Like much in our wasteful consumer society, the same question abounds:  Why is there not a better, more efficient, and meaningful system for transferring the wealth—whether food or the printed word—to those who need it the most?

Pondering this dilemma sent me to the Internet, where I found a jumble of organizations committed to the mission:  Books Behind Bars, Book Aid International, Books for Africa, Bridge to Asia Books Program, and Books for International Goodwill to name just a few.

Adopt a Library, a clearinghouse for matching libraries searching for book donations and book donors, sounded particularly interesting. The work of the organization has been so successful that it has been officially recognized by Congress through creation of the Adopt a Library National Day.

One organization listed on the Adopt a Library website intrigued me.  And how could it not?  The Camel Library.  The name itself sets the mind wandering.  Founded in 1996, in that year just three camels plus a librarian trekked with as many books as could be loaded on each animal’s back (about 200) to deliver them to nomadic tribes living in the impoverished region in Kenya’s northeastern province near the Somalian border. Today the organization’s transport system has increased to twelve camels, affectionately dubbed the camel mobile.  The determination and dedication of those volunteers to deliver what is now more than seven thousand books is truly inspiring.
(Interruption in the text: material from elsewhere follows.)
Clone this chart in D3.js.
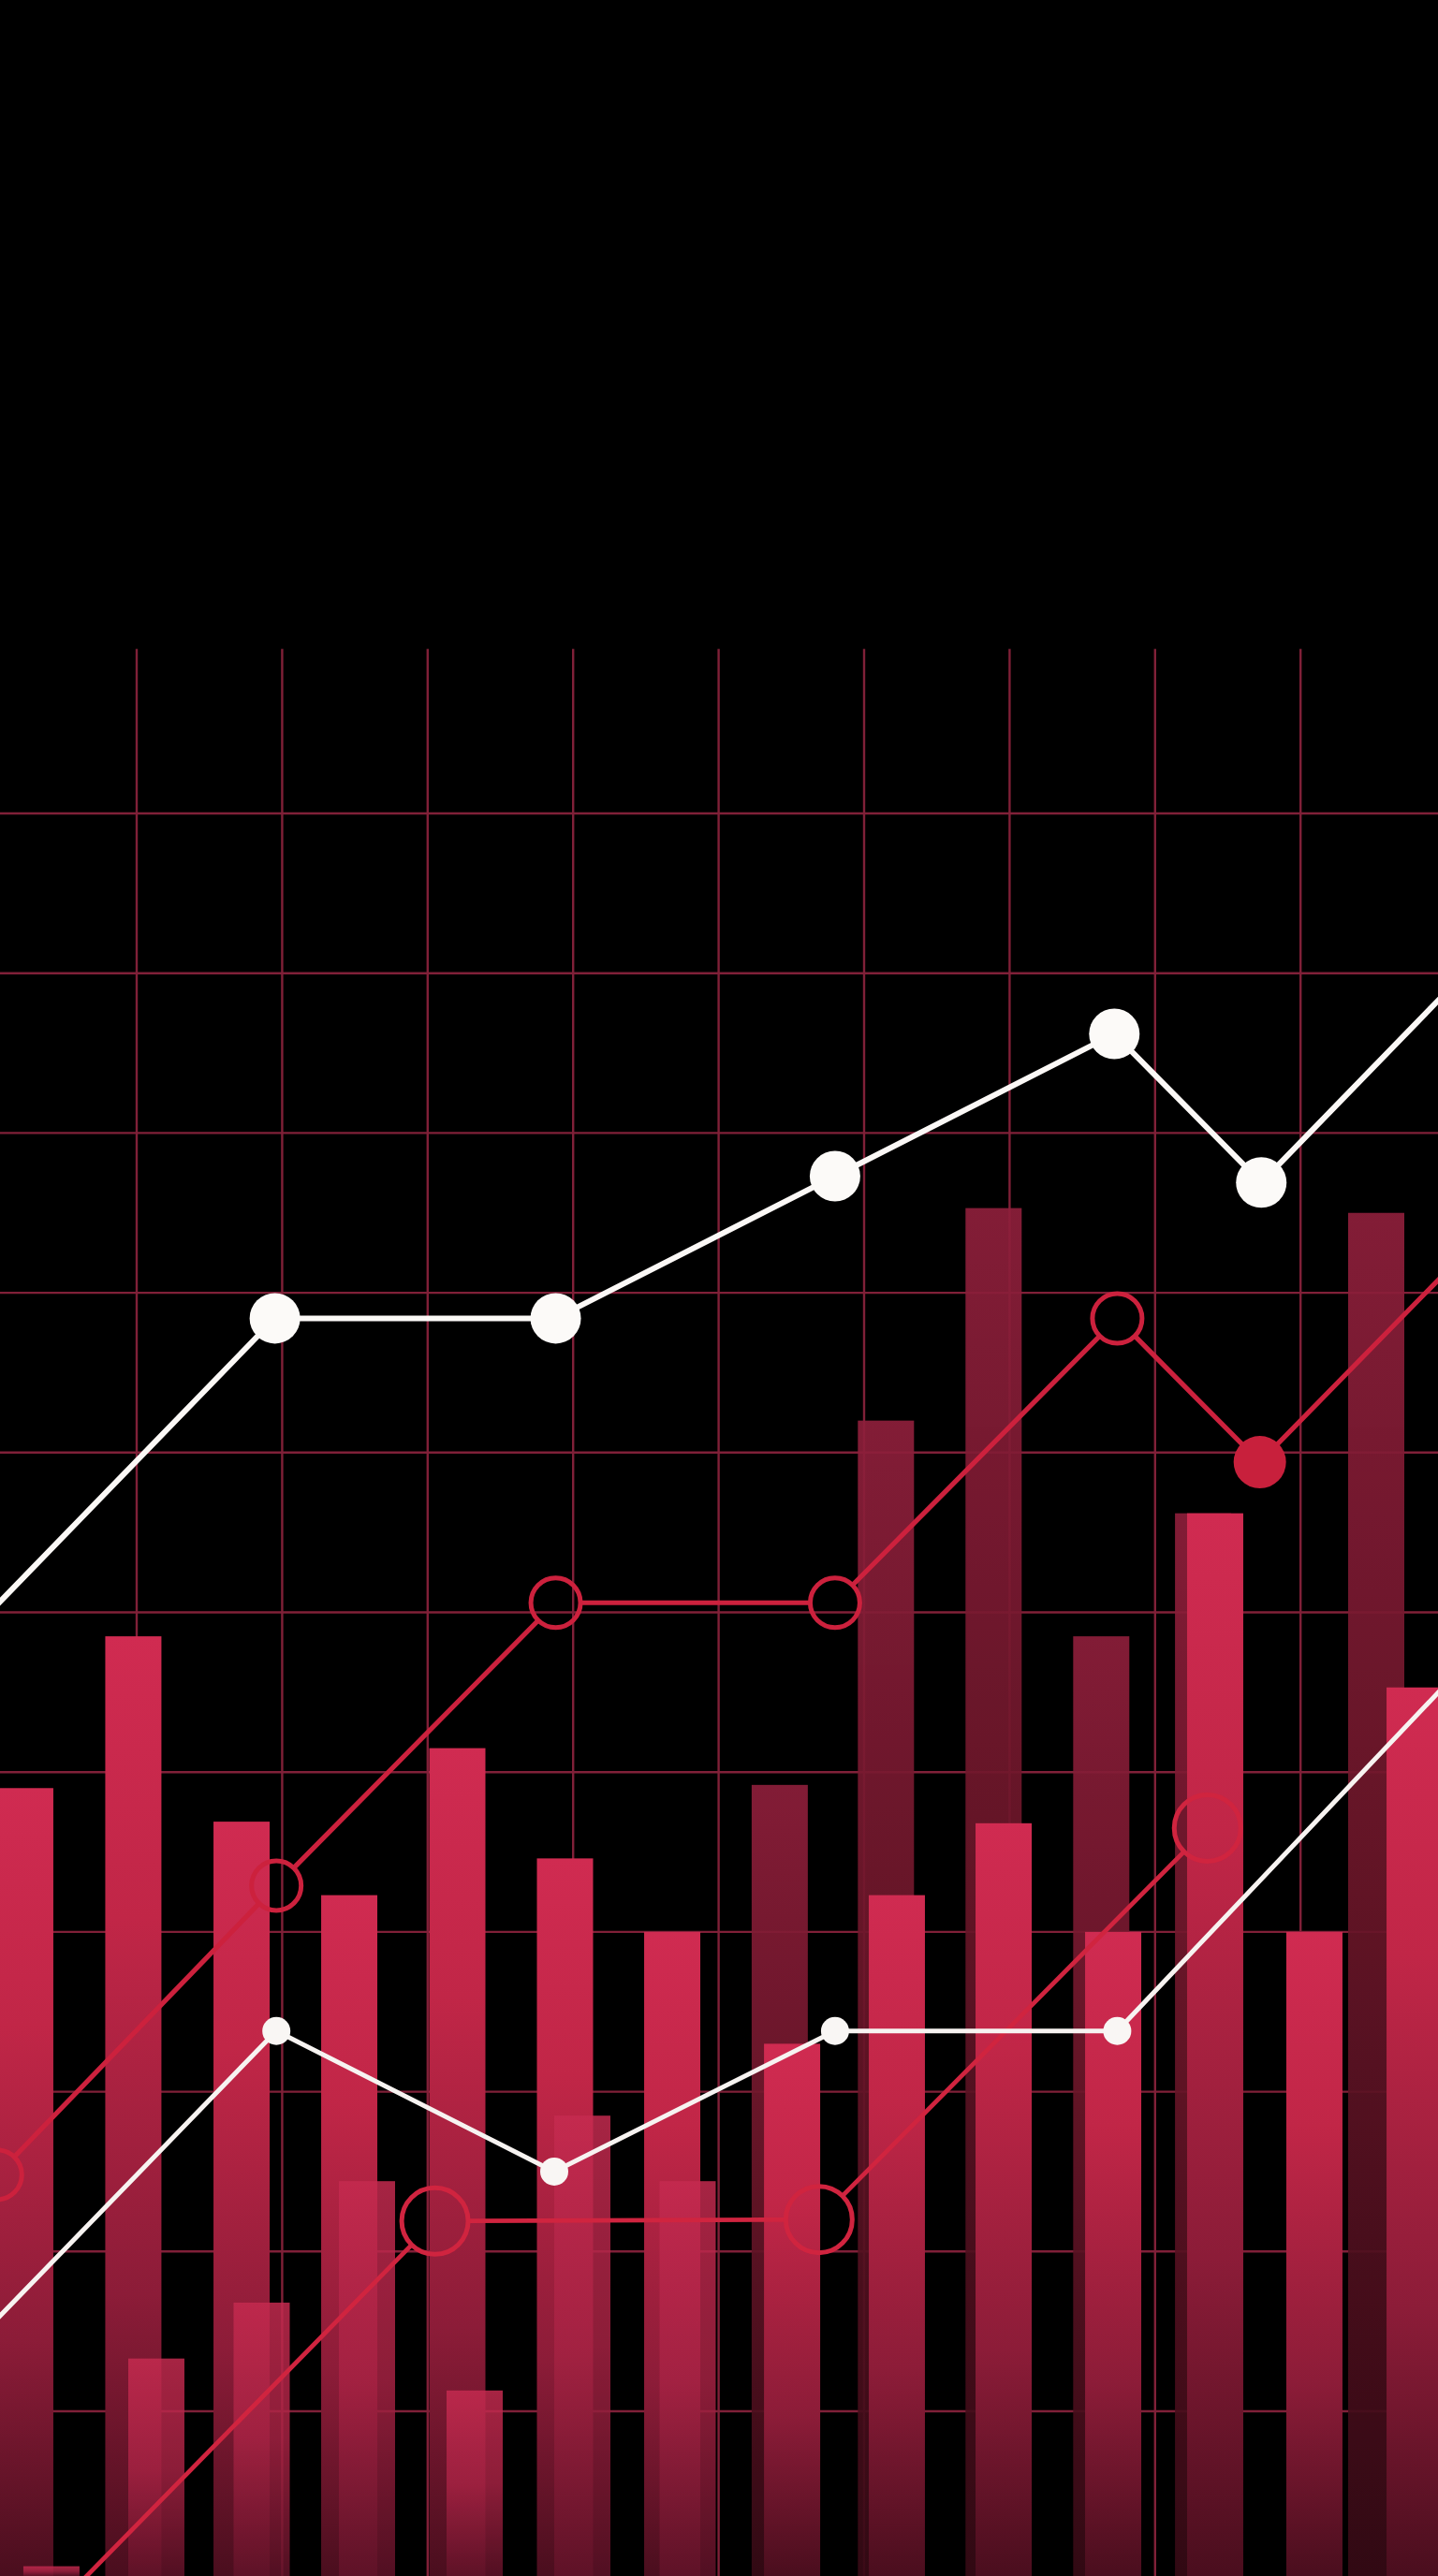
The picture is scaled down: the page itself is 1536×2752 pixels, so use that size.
<!DOCTYPE html>
<html><head><meta charset="utf-8">
<script src="https://cdn.jsdelivr.net/npm/d3@7"></script>
<style>html,body{margin:0;padding:0;background:#000;overflow:hidden}</style>
</head><body><div id="chart"></div>
<script>
// ---------- data (x in grid periods, y in value units) ----------
const gridXTicks = [1,2,3,4,5,6,7,8,9];
const gridYTicks = [10,20,30,40,50,60,70,80,90,100,110];
const gridTopValue = 120.3;

const backBarX  = [5.42, 6.15, 6.89, 7.63, 8.33, 9.52];
const backBarV  = [49.2, 72.0, 85.3, 58.5, 66.2, 85.0];
const frontBarX = [0.234, 0.977, 1.721, 2.461, 3.204, 3.944, 4.681, 5.505, 6.225, 6.959, 7.712, 8.413, 9.095, 9.784];
const frontBarV = [49.0, 58.5, 46.9, 42.3, 51.5, 44.6, 40.0, 33.0, 42.3, 46.8, 40.0, 66.2, 40.0, 55.3];
const lowBarX   = [0.414, 1.135, 1.859, 2.583, 3.323, 4.063, 4.787];
const lowBarV   = [0.3, 13.3, 16.8, 24.4, 11.3, 28.5, 24.4];

const whiteUpperX = [0, 1.95, 3.88, 5.80, 7.72, 8.73, 10];
const whiteUpperV = [60.1, 78.4, 78.4, 87.3, 96.2, 86.9, 98.8];
const whiteUpperMarked = [false, true, true, true, true, true, false];

const redUpperX = [0.04, 1.96, 3.88, 5.80, 7.74, 8.72, 10];
const redUpperV = [24.8, 42.9, 60.6, 60.6, 78.4, 69.4, 81.3];
const redUpperMarker = ["hollow","hollow","hollow","hollow","hollow","filled","none"];

const whiteLowerX = [0, 1.96, 3.87, 5.80, 7.74, 10];
const whiteLowerV = [15.4, 33.8, 25.0, 33.8, 33.8, 55.5];
const whiteLowerMarked = [false, true, true, true, true, false];

const redLowerX = [0, 3.05, 5.69, 8.36];
const redLowerV = [-6.4, 21.9, 22.0, 46.5];
const redLowerMarker = ["none","hollow","hollow","hollow"];

// ---------- layout ----------
const W = 1536, H = 2752;
const x = d3.scaleLinear().domain([0, 10]).range([-9.4, 1544.6]);
const y = d3.scaleLinear().domain([0, 120]).range([2746.7, 698.3]);
const barW = 0.386; // in x units

const svg = d3.select("#chart").append("svg")
  .attr("width", W).attr("height", H)
  .style("display","block").style("background","#000");

const defs = svg.append("defs");
function grad(id, stops){
  const g = defs.append("linearGradient").attr("id", id)
    .attr("x1",0).attr("y1",0).attr("x2",0).attr("y2",1);
  stops.forEach(s => g.append("stop").attr("offset", s[0]).attr("stop-color", s[1]));
}
grad("gFront", [[0,"#d02b51"],[0.3,"#c12647"],[0.7,"#8c1c38"],[1,"#4a0e1e"]]);
grad("gBack",  [[0,"#8e1f3b"],[0.5,"#6a1629"],[1,"#360a15"]]);
grad("gLow",   [[0,"#c62b50"],[0.5,"#a82344"],[1,"#621329"]]);

svg.append("rect").attr("width", W).attr("height", H).attr("fill", "#000");

// ---------- grid ----------
const grid = svg.append("g").attr("stroke", "#a12946").attr("stroke-width", 2.4).attr("opacity", 0.8);
grid.selectAll("line.v").data(gridXTicks).join("line").attr("class","v")
  .attr("x1", d => x(d)).attr("x2", d => x(d))
  .attr("y1", y(gridTopValue)).attr("y2", H);
grid.selectAll("line.h").data(gridYTicks).join("line").attr("class","h")
  .attr("x1", 0).attr("x2", W)
  .attr("y1", d => y(d)).attr("y2", d => y(d));

// ---------- bars ----------
function bars(cls, xs, vs, fill, opacity){
  const data = xs.map((d,i) => ({x:d, v:vs[i]}));
  svg.append("g").attr("opacity", opacity).selectAll("rect").data(data).join("rect")
    .attr("class", cls)
    .attr("x", d => x(d.x - barW/2))
    .attr("width", x(barW) - x(0))
    .attr("y", d => y(d.v))
    .attr("height", d => H - y(d.v))
    .attr("fill", fill);
}
bars("back", backBarX, backBarV, "url(#gBack)", 0.92);
bars("front", frontBarX, frontBarV, "url(#gFront)", 1);
bars("low", lowBarX, lowBarV, "url(#gLow)", 0.84);

// ---------- lines ----------
const line = d3.line().x(d => x(d.x)).y(d => y(d.v));
const zip = (xs, vs) => xs.map((d,i) => ({x:d, v:vs[i], i}));

const wU = zip(whiteUpperX, whiteUpperV);
const rU = zip(redUpperX, redUpperV);
const wL = zip(whiteLowerX, whiteLowerV);
const rL = zip(redLowerX, redLowerV);

const rUHollowR = 26.5, rLHollowR = 35.5, ringW = 5;

// mask hiding line segments inside hollow rings
const mask = defs.append("mask").attr("id","holes").attr("maskUnits","userSpaceOnUse")
  .attr("x",0).attr("y",0).attr("width",W).attr("height",H);
mask.append("rect").attr("width",W).attr("height",H).attr("fill","#fff");
const holes = rU.filter(d => redUpperMarker[d.i]==="hollow").map(d => ({...d, r:rUHollowR}))
  .concat(rL.filter(d => redLowerMarker[d.i]==="hollow").map(d => ({...d, r:rLHollowR})));
mask.selectAll("circle").data(holes).join("circle")
  .attr("cx", d => x(d.x)).attr("cy", d => y(d.v)).attr("r", d => d.r).attr("fill","#000");

const redG = svg.append("g").attr("mask","url(#holes)");
redG.append("path").datum(rL).attr("d", line).attr("fill","none")
  .attr("stroke","#d0243f").attr("stroke-width",4.8).attr("stroke-linejoin","round");
redG.append("path").datum(rU).attr("d", line).attr("fill","none")
  .attr("stroke","#cc213d").attr("stroke-width",5.2).attr("stroke-linejoin","round");

svg.append("path").datum(wL).attr("d", line).attr("fill","none")
  .attr("stroke","#f7f3f1").attr("stroke-width",5).attr("stroke-linejoin","round");
svg.append("path").datum(wU).attr("d", line).attr("fill","none")
  .attr("stroke","#fbf8f6").attr("stroke-width",6).attr("stroke-linejoin","round");

// markers
svg.append("g").selectAll("circle").data(rL.filter(d => redLowerMarker[d.i]==="hollow")).join("circle")
  .attr("cx", d => x(d.x)).attr("cy", d => y(d.v)).attr("r", rLHollowR)
  .attr("fill","none").attr("stroke","#d0243f").attr("stroke-width",ringW);
svg.append("g").selectAll("circle").data(rU.filter(d => redUpperMarker[d.i]==="hollow")).join("circle")
  .attr("cx", d => x(d.x)).attr("cy", d => y(d.v)).attr("r", rUHollowR)
  .attr("fill","none").attr("stroke","#cc213d").attr("stroke-width",ringW);
svg.append("g").selectAll("circle").data(rU.filter(d => redUpperMarker[d.i]==="filled")).join("circle")
  .attr("cx", d => x(d.x)).attr("cy", d => y(d.v)).attr("r", 28)
  .attr("fill","#c8203c");
svg.append("g").selectAll("circle").data(wL.filter(d => whiteLowerMarked[d.i])).join("circle")
  .attr("cx", d => x(d.x)).attr("cy", d => y(d.v)).attr("r", 15)
  .attr("fill","#f9f6f4");
svg.append("g").selectAll("circle").data(wU.filter(d => whiteUpperMarked[d.i])).join("circle")
  .attr("cx", d => x(d.x)).attr("cy", d => y(d.v)).attr("r", 27)
  .attr("fill","#fcfaf8");
</script>
</body></html>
And though my imagination is caught by the exoticism of the camels carrying their intellectual burden to excited children and adults who would otherwise have no access,  and caught too by the image of the books being laid out on a blanket under the acacia trees for readers to excitedly peruse, my heart is caught by needs closer to home, particularly the needs of some of America’s most chronically overlooked and ignored groups:  reservation-residing Native Americans.  Seeking your help, many tribal colleges and reservations are posting their wish lists on the Adopt a Library website.  To all of you bibliophiles out there:  Take a look, share the bounty, and resolve the dilemma.